You must not covet your neighbour’s house. You must not covet your neighbour’s wife, male or female servant, ox or donkey, or anything else that belongs to your neighbour.
  
Exodus 20:17 NLT
 
Coveting is a yearning to possess. Now, “yearning” is quite a powerful word. It speaks of a deep and emotional longing for something. Such yearning creates restlessness within and the focus of its attention proves impossible to avoid. It is all-consuming and controlling.
 
In a material society, advertisers constantly seek to awaken such yearnings within us. This is partly to compensate for low self-confidence and also to fill the vacuum that empty lives create. In many ways the repeated trips to the shopping mall is a quick fix for the boredom that embraces us the moment we have time available with no obvious distractions. It is because we are wired in this way that covetousness is birthed – like David gazing upon Bathsheba (see 2 Samuel 11), yearning for her and entering a destructive path. The response to coveting – that is, yearning for something that is not my own – is to focus on what is mine.
 
We have observed marriages failing in increasing numbers over the years. My own experience, which is all I have, is that having been married twice, my first wife dying aged 54, I have discovered that marriage, while the same covenant, is not the same experience. We are each wired differently and the skill and the demands of marriage require me to learn and adjust to the person to whom I’m married. And, of course, this is mirrored by my spouse. Jayne is very different to my first wife.
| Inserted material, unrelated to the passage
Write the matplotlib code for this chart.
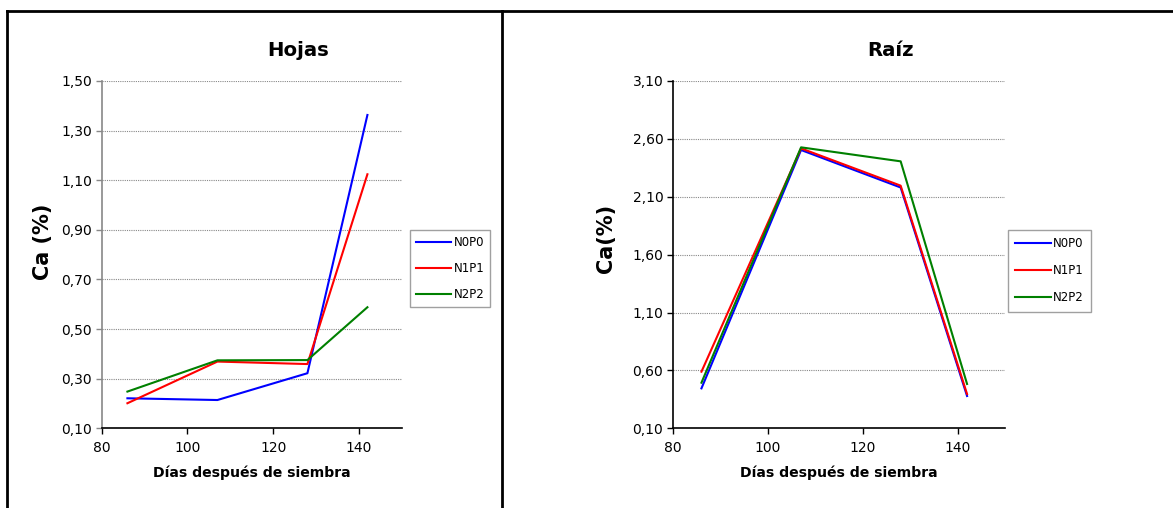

If, however, I assume that she is the problem in my life, it would be all too easy to look around and covet a false but apparently quick fix for the ills I feel.
 
To avoid the yearning is to take responsibility for focusing on what I have and where I am and celebrating God here in the reality of my existing present.

QUESTION
   
Be honest, what things does your heart really yearn for?

PRAYER
    
Lord, may I not be satisfied in the delights of temporary things but instead delight myself in you.